**WHAT YOU HAVE TO DO**
Examine the material below. Gather every line in which the string "React" appears.
==== DATA EXCERPT ====
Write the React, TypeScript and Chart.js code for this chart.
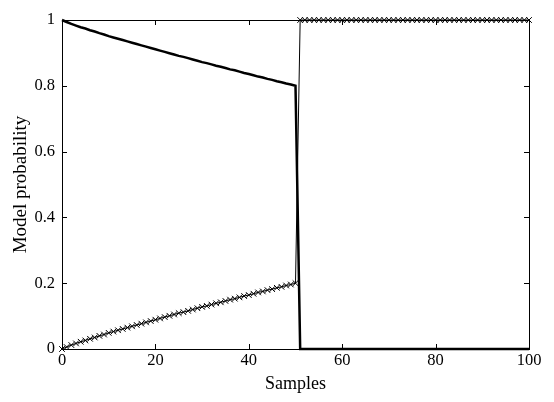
import React, { useEffect, useRef } from "react";
import { Chart, registerables } from "chart.js";

Chart.register(...registerables);

const xTicks = [0, 20, 40, 60, 80, 100];
const yTicks = [0, 0.2, 0.4, 0.6, 0.8, 1];

// Model 1 probability (solid line), samples 0..100
const model1: number[] = [
  1, 0.994, 0.988, 0.983, 0.978, 0.974, 0.969, 0.965, 0.960, 0.956,
  0.951, 0.947, 0.943, 0.939, 0.935, 0.931, 0.927, 0.923, 0.919, 0.915,
  0.911, 0.907, 0.903, 0.899, 0.895, 0.891, 0.888, 0.884, 0.880, 0.876,
  0.872, 0.869, 0.865, 0.861, 0.858, 0.854, 0.850, 0.847, 0.843, 0.839,
  0.836, 0.832, 0.828, 0.825, 0.821, 0.818, 0.814, 0.811, 0.807, 0.804,
  0.800,
  0, 0, 0, 0, 0, 0, 0, 0, 0, 0,
  0, 0, 0, 0, 0, 0, 0, 0, 0, 0,
  0, 0, 0, 0, 0, 0, 0, 0, 0, 0,
  0, 0, 0, 0, 0, 0, 0, 0, 0, 0,
  0, 0, 0, 0, 0, 0, 0, 0, 0, 0,
];

// Model 2 probability (x markers), samples 0..100
const model2: number[] = [
  0, 0.006, 0.012, 0.017, 0.022, 0.026, 0.031, 0.035, 0.040, 0.044,
  0.049, 0.053, 0.057, 0.061, 0.065, 0.069, 0.073, 0.077, 0.081, 0.085,
  0.089, 0.093, 0.097, 0.101, 0.105, 0.109, 0.112, 0.116, 0.120, 0.124,
  0.128, 0.131, 0.135, 0.139, 0.142, 0.146, 0.150, 0.153, 0.157, 0.161,
  0.164, 0.168, 0.172, 0.175, 0.179, 0.182, 0.186, 0.189, 0.193, 0.196,
  0.200,
  1, 1, 1, 1, 1, 1, 1, 1, 1, 1,
  1, 1, 1, 1, 1, 1, 1, 1, 1, 1,
  1, 1, 1, 1, 1, 1, 1, 1, 1, 1,
  1, 1, 1, 1, 1, 1, 1, 1, 1, 1,
  1, 1, 1, 1, 1, 1, 1, 1, 1, 1,
];

const FONT = "'Liberation Serif', 'Times New Roman', serif";

const boxPlugin = {
  id: "matlabBox",
  afterDraw(chart: any) {
    const { ctx, chartArea: a, scales } = chart;
    ctx.save();
    ctx.strokeStyle = "#000";
    ctx.lineWidth = 1;
    ctx.strokeRect(Math.round(a.left) + 0.5, Math.round(a.top) + 0.5, Math.round(a.right - a.left), Math.round(a.bottom - a.top));
    const L = 5;
    ctx.beginPath();
    for (const v of xTicks) {
      const px = Math.round(scales.x.getPixelForValue(v)) + 0.5;
      ctx.moveTo(px, a.bottom);
      ctx.lineTo(px, a.bottom - L);
      ctx.moveTo(px, a.top);
      ctx.lineTo(px, a.top + L);
    }
    for (const v of yTicks) {
      const py = Math.round(scales.y.getPixelForValue(v)) + 0.5;
      ctx.moveTo(a.left, py);
      ctx.lineTo(a.left + L, py);
      ctx.moveTo(a.right, py);
      ctx.lineTo(a.right - L, py);
    }
    ctx.stroke();
    ctx.restore();
  },
};

export default function App() {
  const ref = useRef<HTMLCanvasElement | null>(null);
  useEffect(() => {
    document.body.style.margin = "0";
    const d1 = model1.map((y, i) => ({ x: i, y }));
    const d2 = model2.map((y, i) => ({ x: i, y }));
    const chart = new Chart(ref.current as HTMLCanvasElement, {
      type: "line",
      data: {
        datasets: [
          {
            label: "Model 1",
            data: d1,
            borderColor: "#000",
            borderWidth: 2.5,
            pointRadius: 0,
            tension: 0,
            clip: 6,
          } as any,
          {
            label: "Model 2",
            data: d2,
            borderColor: "#000",
            borderWidth: 1,
            pointStyle: "crossRot",
            pointRadius: 4,
            pointBorderWidth: 1,
            pointBorderColor: "#000",
            tension: 0,
            clip: 6,
          } as any,
        ],
      },
      options: {
        animation: false,
        responsive: false,
        maintainAspectRatio: false,
        layout: { padding: { top: 20, right: 25, left: 0, bottom: 0 } },
        plugins: { legend: { display: false }, tooltip: { enabled: false } },
        scales: {
          x: {
            type: "linear",
            min: 0,
            max: 100,
            grid: { display: false, drawTicks: false, tickLength: 0 },
            border: { display: false },
            afterFit: (s: any) => { s.height = 53; },
            afterBuildTicks: (s: any) => { s.ticks = xTicks.map((v) => ({ value: v })); },
            ticks: { color: "#000", font: { family: FONT, size: 16.5 }, padding: 2, maxRotation: 0, callback: (v: any) => String(v) },
            title: { display: true, text: "Samples", color: "#000", font: { family: FONT, size: 18 }, padding: { top: 0, bottom: 7 } },
          },
          y: {
            type: "linear",
            min: 0,
            max: 1,
            grid: { display: false, drawTicks: false, tickLength: 0 },
            border: { display: false },
            afterFit: (s: any) => { s.width = 62; },
            afterBuildTicks: (s: any) => { s.ticks = yTicks.map((v) => ({ value: v })); },
            ticks: { color: "#000", font: { family: FONT, size: 16.5 }, padding: 7, callback: (v: any) => String(v) },
            title: { display: true, text: "Model probability", color: "#000", font: { family: FONT, size: 19 }, padding: { top: 10, bottom: 0 } },
          },
        },
      },
      plugins: [boxPlugin],
    });
    return () => chart.destroy();
  }, []);
  return (
    <div style={{ width: 554, height: 402, background: "#fff" }}>
      <canvas ref={ref} width={554} height={402} style={{ display: "block" }} />
    </div>
  );
}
====
**REPLY**
Write the React, TypeScript and Chart.js code for this chart.
import React, { useEffect, useRef } from "react";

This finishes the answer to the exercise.